• Short task:
Go through the material below and copy all lines with "this".
%%
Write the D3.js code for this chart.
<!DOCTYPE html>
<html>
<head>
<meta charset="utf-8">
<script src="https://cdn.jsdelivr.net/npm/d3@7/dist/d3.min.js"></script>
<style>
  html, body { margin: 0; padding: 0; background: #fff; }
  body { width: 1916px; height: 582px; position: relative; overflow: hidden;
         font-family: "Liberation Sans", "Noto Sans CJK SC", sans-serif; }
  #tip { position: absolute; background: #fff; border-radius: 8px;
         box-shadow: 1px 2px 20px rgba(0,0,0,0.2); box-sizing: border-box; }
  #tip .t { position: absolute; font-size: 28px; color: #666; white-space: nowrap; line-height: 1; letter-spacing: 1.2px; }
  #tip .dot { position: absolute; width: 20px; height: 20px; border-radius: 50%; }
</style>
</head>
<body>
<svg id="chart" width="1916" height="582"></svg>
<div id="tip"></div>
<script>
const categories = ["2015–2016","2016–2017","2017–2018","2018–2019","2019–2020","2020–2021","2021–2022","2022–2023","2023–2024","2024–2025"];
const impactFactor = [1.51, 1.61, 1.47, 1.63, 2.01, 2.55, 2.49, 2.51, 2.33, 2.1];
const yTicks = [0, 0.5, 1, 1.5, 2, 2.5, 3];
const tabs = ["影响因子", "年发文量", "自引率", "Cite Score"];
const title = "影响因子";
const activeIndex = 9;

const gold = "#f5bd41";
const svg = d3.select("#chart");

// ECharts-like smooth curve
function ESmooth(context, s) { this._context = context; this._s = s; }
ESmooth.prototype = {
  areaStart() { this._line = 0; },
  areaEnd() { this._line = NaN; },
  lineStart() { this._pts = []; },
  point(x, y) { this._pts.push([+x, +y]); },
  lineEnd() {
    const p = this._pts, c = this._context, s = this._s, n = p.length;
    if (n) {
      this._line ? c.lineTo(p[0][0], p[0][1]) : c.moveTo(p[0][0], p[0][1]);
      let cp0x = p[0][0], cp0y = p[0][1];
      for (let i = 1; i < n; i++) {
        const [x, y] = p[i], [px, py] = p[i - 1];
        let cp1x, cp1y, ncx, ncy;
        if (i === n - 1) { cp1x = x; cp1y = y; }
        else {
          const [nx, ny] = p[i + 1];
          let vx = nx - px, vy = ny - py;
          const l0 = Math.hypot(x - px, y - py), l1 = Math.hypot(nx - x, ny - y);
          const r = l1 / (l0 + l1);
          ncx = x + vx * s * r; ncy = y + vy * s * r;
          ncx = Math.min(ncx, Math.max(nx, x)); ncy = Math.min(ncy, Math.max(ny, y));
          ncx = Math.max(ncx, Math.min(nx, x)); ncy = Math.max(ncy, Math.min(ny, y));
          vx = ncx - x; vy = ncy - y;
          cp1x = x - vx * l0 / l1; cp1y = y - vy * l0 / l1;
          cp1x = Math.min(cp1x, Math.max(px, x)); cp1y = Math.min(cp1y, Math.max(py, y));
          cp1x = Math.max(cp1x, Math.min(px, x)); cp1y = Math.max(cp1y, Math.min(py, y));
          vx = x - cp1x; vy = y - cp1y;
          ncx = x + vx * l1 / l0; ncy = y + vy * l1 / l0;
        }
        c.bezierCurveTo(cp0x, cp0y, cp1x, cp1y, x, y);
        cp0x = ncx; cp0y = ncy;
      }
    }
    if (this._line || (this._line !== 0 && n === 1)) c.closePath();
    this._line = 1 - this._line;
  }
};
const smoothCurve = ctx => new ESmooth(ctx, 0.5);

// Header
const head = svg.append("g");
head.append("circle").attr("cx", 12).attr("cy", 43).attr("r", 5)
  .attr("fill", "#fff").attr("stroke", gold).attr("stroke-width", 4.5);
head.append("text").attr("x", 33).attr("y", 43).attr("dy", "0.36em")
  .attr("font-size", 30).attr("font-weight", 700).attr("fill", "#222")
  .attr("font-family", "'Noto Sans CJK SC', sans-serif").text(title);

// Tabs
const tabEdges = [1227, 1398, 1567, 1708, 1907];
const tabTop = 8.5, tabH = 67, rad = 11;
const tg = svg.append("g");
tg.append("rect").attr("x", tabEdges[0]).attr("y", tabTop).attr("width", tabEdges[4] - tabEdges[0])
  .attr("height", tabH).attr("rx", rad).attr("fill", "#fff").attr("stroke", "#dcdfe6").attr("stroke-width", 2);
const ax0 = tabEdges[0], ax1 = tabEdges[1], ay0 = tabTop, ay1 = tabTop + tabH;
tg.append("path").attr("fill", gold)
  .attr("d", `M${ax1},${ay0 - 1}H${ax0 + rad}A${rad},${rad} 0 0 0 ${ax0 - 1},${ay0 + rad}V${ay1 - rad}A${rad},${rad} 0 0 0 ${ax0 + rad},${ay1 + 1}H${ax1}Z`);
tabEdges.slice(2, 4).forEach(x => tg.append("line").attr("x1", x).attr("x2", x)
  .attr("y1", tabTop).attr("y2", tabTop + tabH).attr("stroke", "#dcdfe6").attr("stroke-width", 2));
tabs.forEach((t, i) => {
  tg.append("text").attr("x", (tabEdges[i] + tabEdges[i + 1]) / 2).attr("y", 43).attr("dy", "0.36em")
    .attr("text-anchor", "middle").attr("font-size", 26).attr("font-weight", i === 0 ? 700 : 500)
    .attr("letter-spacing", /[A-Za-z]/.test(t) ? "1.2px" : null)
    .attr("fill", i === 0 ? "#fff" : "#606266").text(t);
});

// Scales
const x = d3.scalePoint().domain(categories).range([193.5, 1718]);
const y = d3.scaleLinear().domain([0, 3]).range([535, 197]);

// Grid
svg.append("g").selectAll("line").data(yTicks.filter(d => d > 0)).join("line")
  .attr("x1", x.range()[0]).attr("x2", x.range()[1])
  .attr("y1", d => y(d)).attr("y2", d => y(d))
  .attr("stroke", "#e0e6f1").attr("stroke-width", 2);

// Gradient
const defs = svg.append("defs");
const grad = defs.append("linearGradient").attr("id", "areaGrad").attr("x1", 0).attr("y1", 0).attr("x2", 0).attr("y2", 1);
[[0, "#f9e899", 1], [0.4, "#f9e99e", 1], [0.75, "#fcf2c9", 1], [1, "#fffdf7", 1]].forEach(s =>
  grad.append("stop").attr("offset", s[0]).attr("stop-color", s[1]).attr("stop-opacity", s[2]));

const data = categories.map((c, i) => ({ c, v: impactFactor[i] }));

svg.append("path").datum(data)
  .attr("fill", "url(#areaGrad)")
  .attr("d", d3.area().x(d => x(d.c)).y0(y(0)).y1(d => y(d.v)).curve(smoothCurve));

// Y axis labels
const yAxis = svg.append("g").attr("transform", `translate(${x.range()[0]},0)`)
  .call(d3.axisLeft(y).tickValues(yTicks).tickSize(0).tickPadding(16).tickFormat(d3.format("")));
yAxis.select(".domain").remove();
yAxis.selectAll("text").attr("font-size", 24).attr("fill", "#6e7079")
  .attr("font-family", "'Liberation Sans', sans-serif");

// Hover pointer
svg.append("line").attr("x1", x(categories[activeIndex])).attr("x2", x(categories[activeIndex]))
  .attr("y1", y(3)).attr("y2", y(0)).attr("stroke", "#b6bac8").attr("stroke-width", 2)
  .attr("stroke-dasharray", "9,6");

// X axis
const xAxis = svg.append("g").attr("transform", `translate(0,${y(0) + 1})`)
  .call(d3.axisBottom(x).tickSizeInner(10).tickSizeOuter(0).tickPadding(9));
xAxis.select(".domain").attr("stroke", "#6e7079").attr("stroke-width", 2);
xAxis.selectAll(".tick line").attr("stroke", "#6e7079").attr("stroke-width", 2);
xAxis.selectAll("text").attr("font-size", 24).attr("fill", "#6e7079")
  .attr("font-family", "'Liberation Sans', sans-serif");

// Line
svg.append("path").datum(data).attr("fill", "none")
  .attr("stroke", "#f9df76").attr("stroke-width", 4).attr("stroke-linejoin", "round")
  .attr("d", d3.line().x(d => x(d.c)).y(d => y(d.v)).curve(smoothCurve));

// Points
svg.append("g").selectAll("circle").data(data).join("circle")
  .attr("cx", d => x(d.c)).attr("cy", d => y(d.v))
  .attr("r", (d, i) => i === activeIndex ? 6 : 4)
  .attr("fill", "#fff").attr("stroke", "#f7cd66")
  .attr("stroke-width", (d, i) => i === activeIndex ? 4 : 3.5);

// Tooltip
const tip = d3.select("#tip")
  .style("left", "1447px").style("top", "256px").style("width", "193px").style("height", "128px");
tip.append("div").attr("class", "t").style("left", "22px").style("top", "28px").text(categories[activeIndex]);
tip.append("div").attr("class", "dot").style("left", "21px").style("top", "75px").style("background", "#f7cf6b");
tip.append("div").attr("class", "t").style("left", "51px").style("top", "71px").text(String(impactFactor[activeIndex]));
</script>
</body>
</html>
%%
• Response to the task:
Write the D3.js code for this chart.
function ESmooth(context, s) { this._context = context; this._s = s; }
  areaStart() { this._line = 0; },
  areaEnd() { this._line = NaN; },
  lineStart() { this._pts = []; },
  point(x, y) { this._pts.push([+x, +y]); },
    const p = this._pts, c = this._context, s = this._s, n = p.length;
      this._line ? c.lineTo(p[0][0], p[0][1]) : c.moveTo(p[0][0], p[0][1]);
    if (this._line || (this._line !== 0 && n === 1)) c.closePath();
    this._line = 1 - this._line;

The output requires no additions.